Collect each line holding the string "that".

++++

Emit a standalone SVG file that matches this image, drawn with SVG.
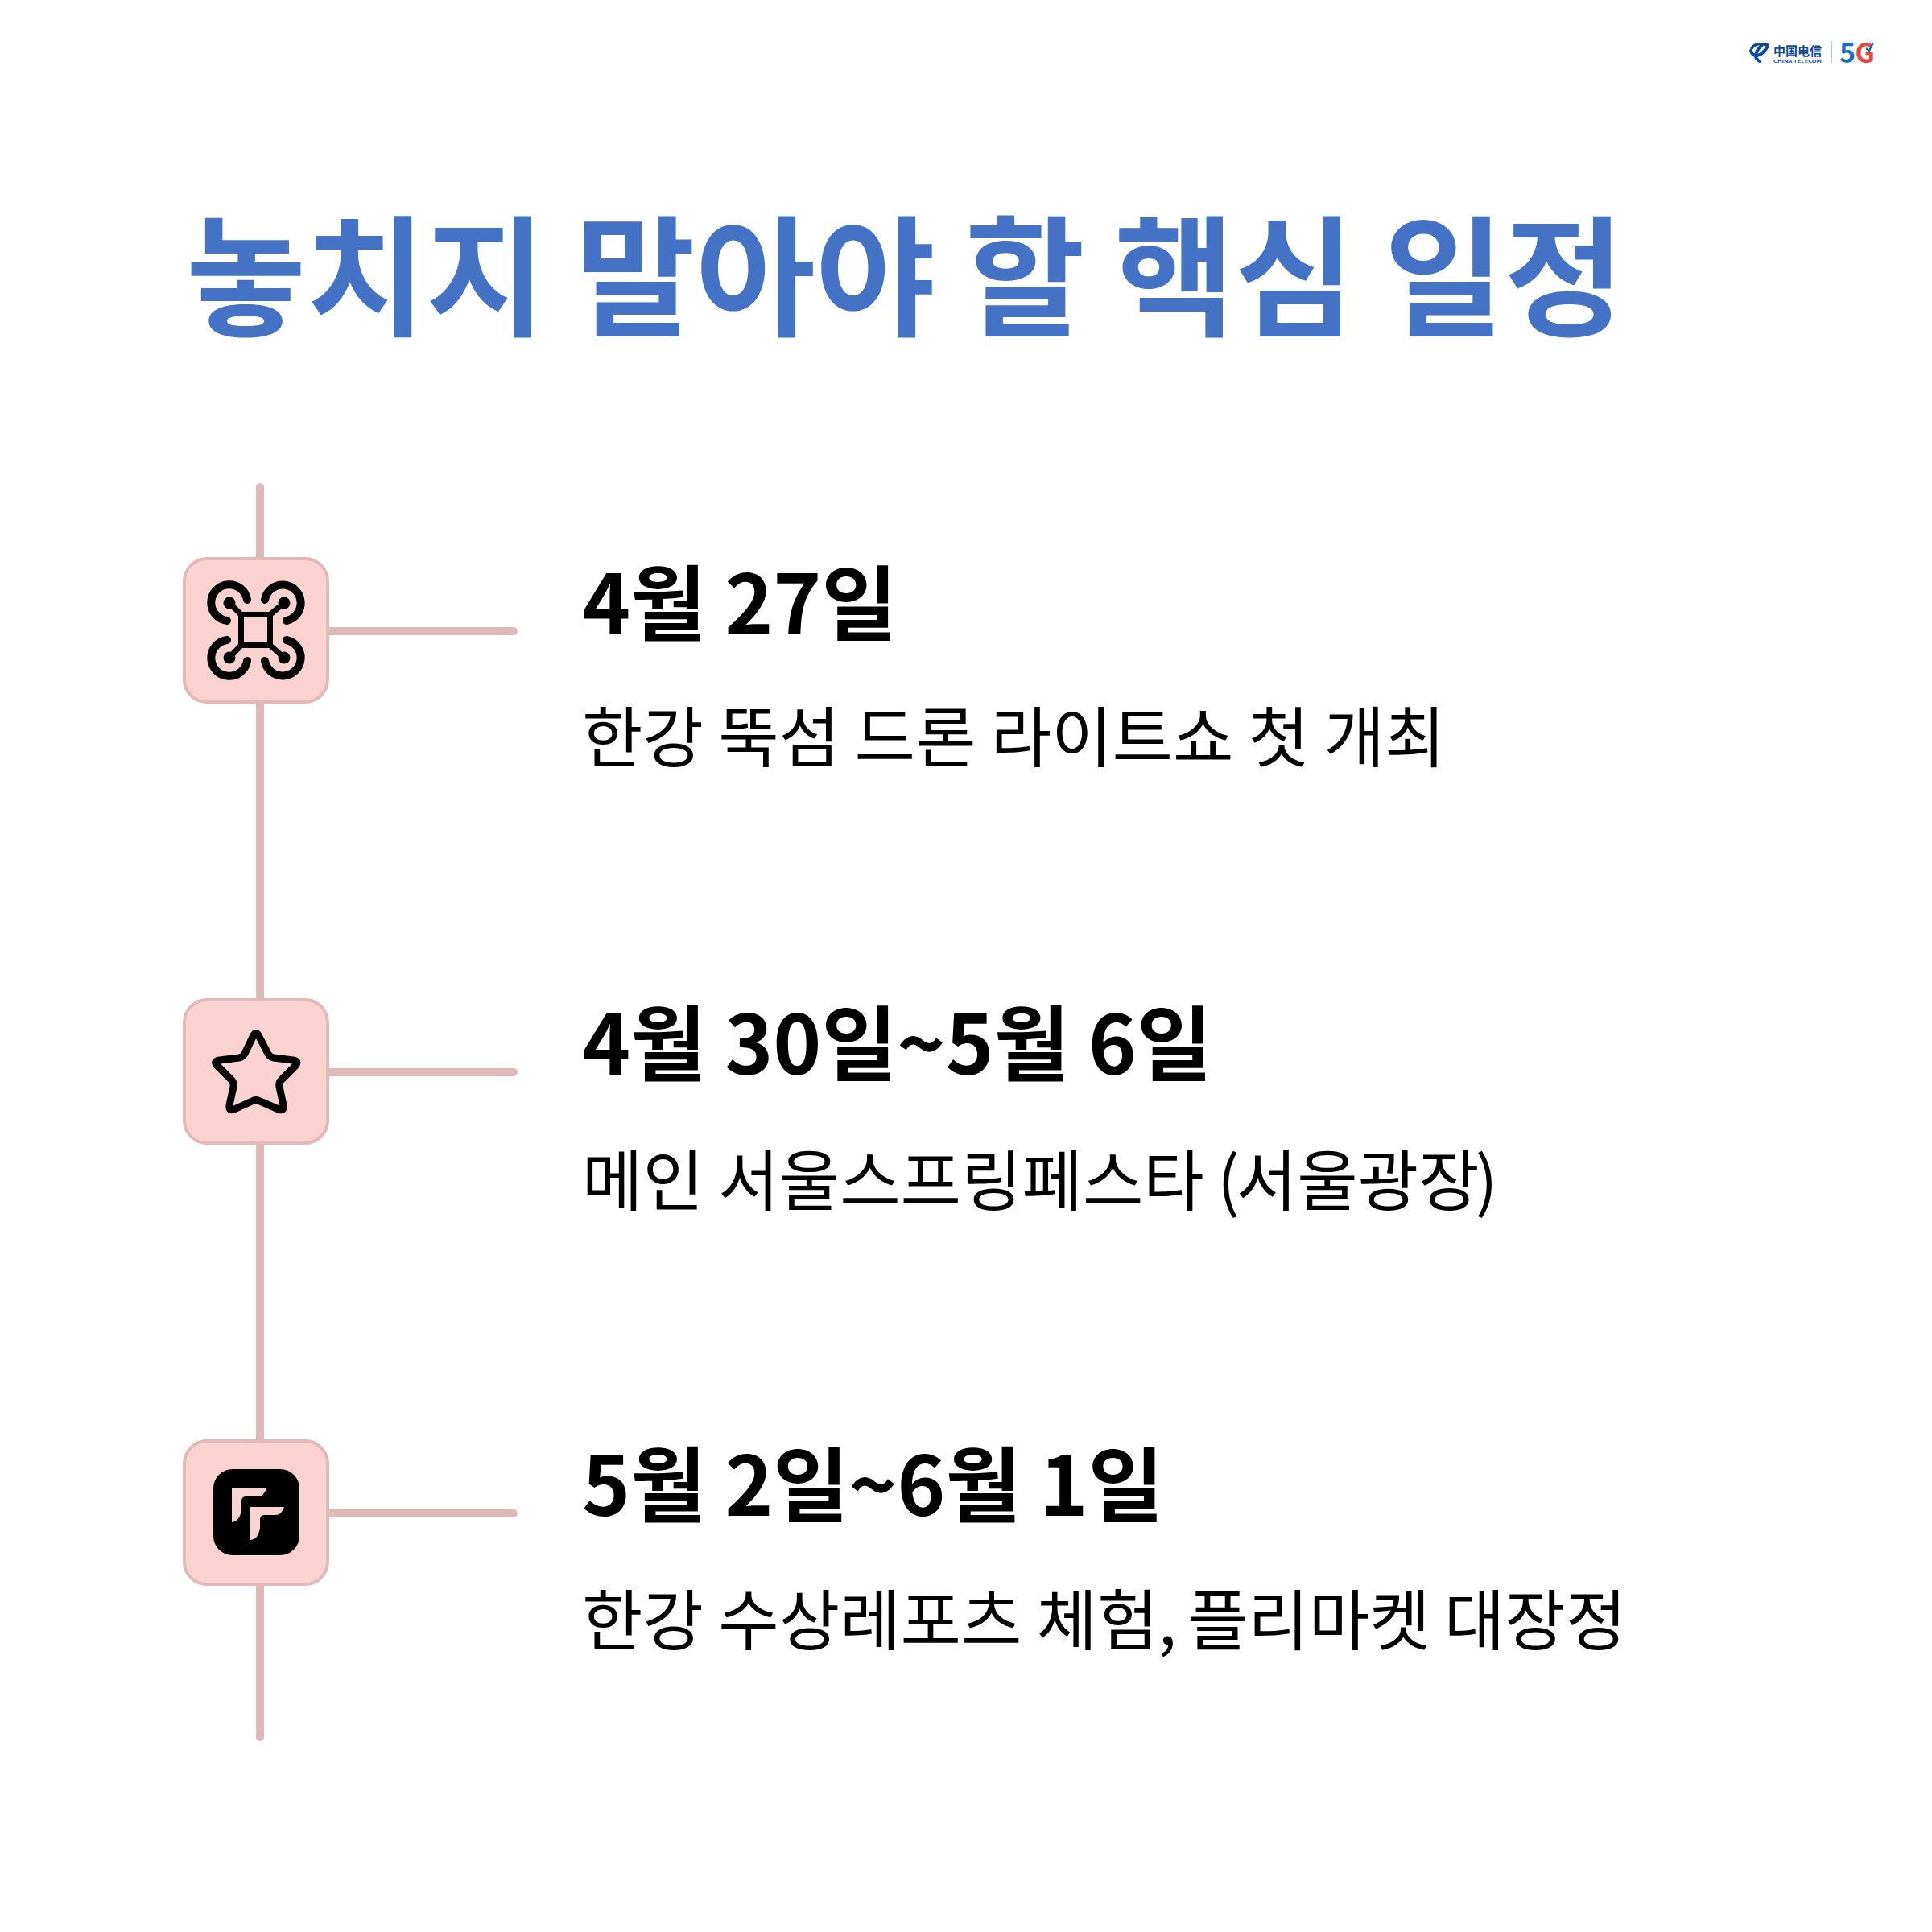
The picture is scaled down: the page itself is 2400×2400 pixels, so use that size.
<svg xmlns="http://www.w3.org/2000/svg" width="2400" height="2400" viewBox="0 0 2400 2400">
<style>
text{font-family:"Noto Sans CJK KR","Noto Sans",sans-serif}
.t{font-size:162px;font-weight:700;fill:#4472c4}
.h{font-size:102px;font-weight:700;fill:#000}
.s{font-size:82px;font-weight:400;fill:#000}
.l{stroke:#e0b8b8;stroke-width:10;stroke-linecap:round;fill:none}
.b{fill:#fad2d0;stroke:#e2b9b8;stroke-width:4}
.i{fill:none;stroke:#000;stroke-width:10;stroke-linecap:round;stroke-linejoin:round}
.c{fill:#0d4a9f;font-weight:700}
.sw{fill:none;stroke:#0d4a9f;stroke-linecap:round}
</style>
<rect width="2400" height="2400" fill="#fff"/>
<text class="t" x="231" y="405">놓치지 말아야 할 핵심 일정</text>
<g id="connectors">
<path class="l" d="M323 605V2158"/>
<path class="l" d="M408 784H638M408 1332H638M408 1880H638"/>
</g>
<g id="node-1">
<rect class="b" x="229" y="694" width="178" height="178" rx="28"/>
<g class="i">
<rect x="299.500" y="763.500" width="36" height="38" stroke-width="7"/>
<path d="M299 763L285 749M336 763L353 749M299 802L285 817M336 802L353 817" stroke-width="7"/>
<path d="M307 745A22.500 22.500 0 1 0 282 771M329 745A22.500 22.500 0 1 1 356 771M282 795A22.500 22.500 0 1 0 307 821M356 795A22.500 22.500 0 1 1 329 821"/>
</g>
<circle cx="285" cy="749" r="7.500"/><circle cx="353" cy="749" r="7.500"/><circle cx="285" cy="817" r="7.500"/><circle cx="353" cy="817" r="7.500"/>
<text class="h" x="723" y="788">4월 27일</text>
<text class="s" x="723" y="946">한강 뚝섬 드론 라이트쇼 첫 개최</text>
</g>
<g id="node-2">
<rect class="b" x="229" y="1242" width="178" height="178" rx="28"/>
<path class="i" style="stroke-width:9" d="M314 1288Q318 1279 322 1288L333 1309Q335 1313 340 1314L364 1317Q372 1318 367 1324L349 1342Q346 1345 347 1350L352 1373Q353 1381 346 1378L323 1368Q318 1365 313 1368L291 1378Q284 1381 285 1373L290 1350Q291 1345 288 1342L270 1324Q264 1318 273 1317L297 1314Q302 1313 304 1309Z"/>
<text class="h" x="723" y="1335">4월 30일~5월 6일</text>
<text class="s" x="723" y="1497">메인 서울스프링페스타 <tspan dx="-2">(</tspan><tspan dx="-4">서울광장</tspan><tspan dx="-5">)</tspan></text>
</g>
<g id="node-3">
<rect class="b" x="229" y="1790" width="178" height="178" rx="28"/>
<rect x="265" y="1825" width="107" height="107" rx="24" fill="#000"/>
<path fill="#fad2d0" d="M288 1849H331Q328 1859 320 1859H305Q300 1859 300 1865V1875Q298 1890 288 1891ZM311 1872H353Q350 1882 342 1882H328Q323 1882 323 1888V1898Q321 1912 311 1913Z"/>
<text class="h" x="723" y="1883">5월 2일~6월 1일</text>
<text class="s" x="723" y="2043">한강 수상레포츠 체험, <tspan dx="-5">플리마켓</tspan> <tspan dx="-1">대장정</tspan></text>
</g>
<g id="logo">
<path class="sw" stroke-width="4" d="M2175 63Q2177 70 2183 69Q2191 67 2196 57"/>
<path class="sw" stroke-width="3.500" d="M2176 60Q2180 54 2189 55Q2194 55 2196 56"/>
<path class="sw" stroke-width="4" d="M2188 57Q2182 62 2181 69Q2181 74 2186 76"/>
<text class="c" x="2203" y="69" font-size="15">中国电信</text>
<text class="c" x="2203" y="78" font-size="5" textLength="60" lengthAdjust="spacingAndGlyphs">CHINA TELECOM</text>
<path d="M2275 51V78" stroke="#9fb6d0" stroke-width="1.500"/>
<text x="2285" y="78" font-size="34" font-weight="700" fill="#1d6fb8">5</text>
<text x="2304.500" y="78" font-size="34" font-weight="700" fill="#e8453c">G</text>
<path d="M2318 60L2322 63L2327 53" fill="none" stroke="#1d6fb8" stroke-width="2.500"/>
</g>
</svg>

++++

* Answer *
Emit a standalone SVG file that matches this image, drawn with SVG.
The picture is scaled down: the page itself is 2400×2400 pixels, so use that size.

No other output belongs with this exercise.